MATERIAL PROVIDED:

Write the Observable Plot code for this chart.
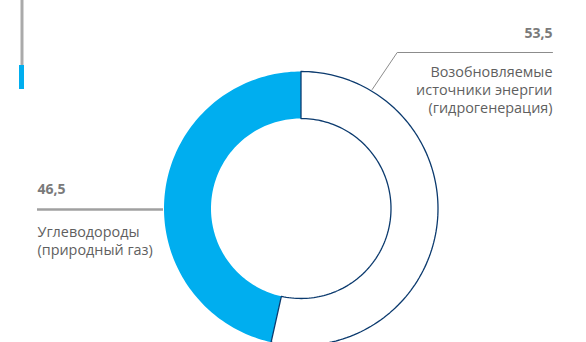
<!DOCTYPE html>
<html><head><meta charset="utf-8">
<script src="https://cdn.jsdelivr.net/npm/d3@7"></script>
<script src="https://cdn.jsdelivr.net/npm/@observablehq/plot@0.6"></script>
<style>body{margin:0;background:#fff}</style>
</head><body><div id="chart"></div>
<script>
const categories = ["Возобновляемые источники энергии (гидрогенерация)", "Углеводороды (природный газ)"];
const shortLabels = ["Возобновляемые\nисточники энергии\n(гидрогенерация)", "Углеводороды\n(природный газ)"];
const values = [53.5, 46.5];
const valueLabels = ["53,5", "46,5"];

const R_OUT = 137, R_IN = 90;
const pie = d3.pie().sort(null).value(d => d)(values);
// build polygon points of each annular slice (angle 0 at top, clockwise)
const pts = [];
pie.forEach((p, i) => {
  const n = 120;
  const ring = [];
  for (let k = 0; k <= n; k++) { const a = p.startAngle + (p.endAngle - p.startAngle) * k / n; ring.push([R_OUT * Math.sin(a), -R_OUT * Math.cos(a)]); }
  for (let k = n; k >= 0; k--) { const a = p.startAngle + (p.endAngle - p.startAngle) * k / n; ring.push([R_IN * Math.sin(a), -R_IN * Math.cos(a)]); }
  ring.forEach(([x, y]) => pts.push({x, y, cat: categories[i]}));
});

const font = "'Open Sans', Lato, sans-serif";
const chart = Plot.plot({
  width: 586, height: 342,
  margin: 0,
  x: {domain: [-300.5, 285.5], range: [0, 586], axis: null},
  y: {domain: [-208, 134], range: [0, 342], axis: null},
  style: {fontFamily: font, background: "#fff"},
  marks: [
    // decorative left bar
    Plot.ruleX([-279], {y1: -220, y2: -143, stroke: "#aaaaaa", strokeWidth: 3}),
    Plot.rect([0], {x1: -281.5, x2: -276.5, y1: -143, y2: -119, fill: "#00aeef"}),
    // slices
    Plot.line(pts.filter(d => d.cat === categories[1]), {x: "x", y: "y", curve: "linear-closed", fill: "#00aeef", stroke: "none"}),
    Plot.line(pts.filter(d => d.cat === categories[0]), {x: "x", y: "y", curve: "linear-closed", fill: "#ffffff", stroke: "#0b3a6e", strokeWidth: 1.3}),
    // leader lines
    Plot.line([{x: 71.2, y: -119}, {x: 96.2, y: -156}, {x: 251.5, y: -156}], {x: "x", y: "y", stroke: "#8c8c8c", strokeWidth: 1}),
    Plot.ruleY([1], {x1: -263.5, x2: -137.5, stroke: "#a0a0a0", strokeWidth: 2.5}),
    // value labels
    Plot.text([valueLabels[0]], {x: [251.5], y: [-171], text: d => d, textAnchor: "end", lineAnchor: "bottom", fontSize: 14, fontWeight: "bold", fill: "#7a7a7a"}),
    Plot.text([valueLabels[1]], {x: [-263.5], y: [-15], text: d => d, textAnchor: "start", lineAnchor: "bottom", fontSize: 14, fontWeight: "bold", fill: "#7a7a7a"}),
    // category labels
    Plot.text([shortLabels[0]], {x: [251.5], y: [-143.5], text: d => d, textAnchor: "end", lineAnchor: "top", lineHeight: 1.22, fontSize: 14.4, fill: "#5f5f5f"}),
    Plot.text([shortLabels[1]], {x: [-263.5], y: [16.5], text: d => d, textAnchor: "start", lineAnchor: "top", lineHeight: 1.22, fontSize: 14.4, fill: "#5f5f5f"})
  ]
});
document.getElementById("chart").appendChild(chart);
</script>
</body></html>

EXERCISE:
Reproduce the full material exactly, excluding the pictures.

EXERCISE SOLUTION:
Write the Observable Plot code for this chart.
<!DOCTYPE html>
<html><head><meta charset="utf-8">
<script src="https://cdn.jsdelivr.net/npm/d3@7"></script>
<script src="https://cdn.jsdelivr.net/npm/@observablehq/plot@0.6"></script>
<style>body{margin:0;background:#fff}</style>
</head><body><div id="chart"></div>
<script>
const categories = ["Возобновляемые источники энергии (гидрогенерация)", "Углеводороды (природный газ)"];
const shortLabels = ["Возобновляемые\nисточники энергии\n(гидрогенерация)", "Углеводороды\n(природный газ)"];
const values = [53.5, 46.5];
const valueLabels = ["53,5", "46,5"];

const R_OUT = 137, R_IN = 90;
const pie = d3.pie().sort(null).value(d => d)(values);
// build polygon points of each annular slice (angle 0 at top, clockwise)
const pts = [];
pie.forEach((p, i) => {
  const n = 120;
  const ring = [];
  for (let k = 0; k <= n; k++) { const a = p.startAngle + (p.endAngle - p.startAngle) * k / n; ring.push([R_OUT * Math.sin(a), -R_OUT * Math.cos(a)]); }
  for (let k = n; k >= 0; k--) { const a = p.startAngle + (p.endAngle - p.startAngle) * k / n; ring.push([R_IN * Math.sin(a), -R_IN * Math.cos(a)]); }
  ring.forEach(([x, y]) => pts.push({x, y, cat: categories[i]}));
});

const font = "'Open Sans', Lato, sans-serif";
const chart = Plot.plot({
  width: 586, height: 342,
  margin: 0,
  x: {domain: [-300.5, 285.5], range: [0, 586], axis: null},
  y: {domain: [-208, 134], range: [0, 342], axis: null},
  style: {fontFamily: font, background: "#fff"},
  marks: [
    // decorative left bar
    Plot.ruleX([-279], {y1: -220, y2: -143, stroke: "#aaaaaa", strokeWidth: 3}),
    Plot.rect([0], {x1: -281.5, x2: -276.5, y1: -143, y2: -119, fill: "#00aeef"}),
    // slices
    Plot.line(pts.filter(d => d.cat === categories[1]), {x: "x", y: "y", curve: "linear-closed", fill: "#00aeef", stroke: "none"}),
    Plot.line(pts.filter(d => d.cat === categories[0]), {x: "x", y: "y", curve: "linear-closed", fill: "#ffffff", stroke: "#0b3a6e", strokeWidth: 1.3}),
    // leader lines
    Plot.line([{x: 71.2, y: -119}, {x: 96.2, y: -156}, {x: 251.5, y: -156}], {x: "x", y: "y", stroke: "#8c8c8c", strokeWidth: 1}),
    Plot.ruleY([1], {x1: -263.5, x2: -137.5, stroke: "#a0a0a0", strokeWidth: 2.5}),
    // value labels
    Plot.text([valueLabels[0]], {x: [251.5], y: [-171], text: d => d, textAnchor: "end", lineAnchor: "bottom", fontSize: 14, fontWeight: "bold", fill: "#7a7a7a"}),
    Plot.text([valueLabels[1]], {x: [-263.5], y: [-15], text: d => d, textAnchor: "start", lineAnchor: "bottom", fontSize: 14, fontWeight: "bold", fill: "#7a7a7a"}),
    // category labels
    Plot.text([shortLabels[0]], {x: [251.5], y: [-143.5], text: d => d, textAnchor: "end", lineAnchor: "top", lineHeight: 1.22, fontSize: 14.4, fill: "#5f5f5f"}),
    Plot.text([shortLabels[1]], {x: [-263.5], y: [16.5], text: d => d, textAnchor: "start", lineAnchor: "top", lineHeight: 1.22, fontSize: 14.4, fill: "#5f5f5f"})
  ]
});
document.getElementById("chart").appendChild(chart);
</script>
</body></html>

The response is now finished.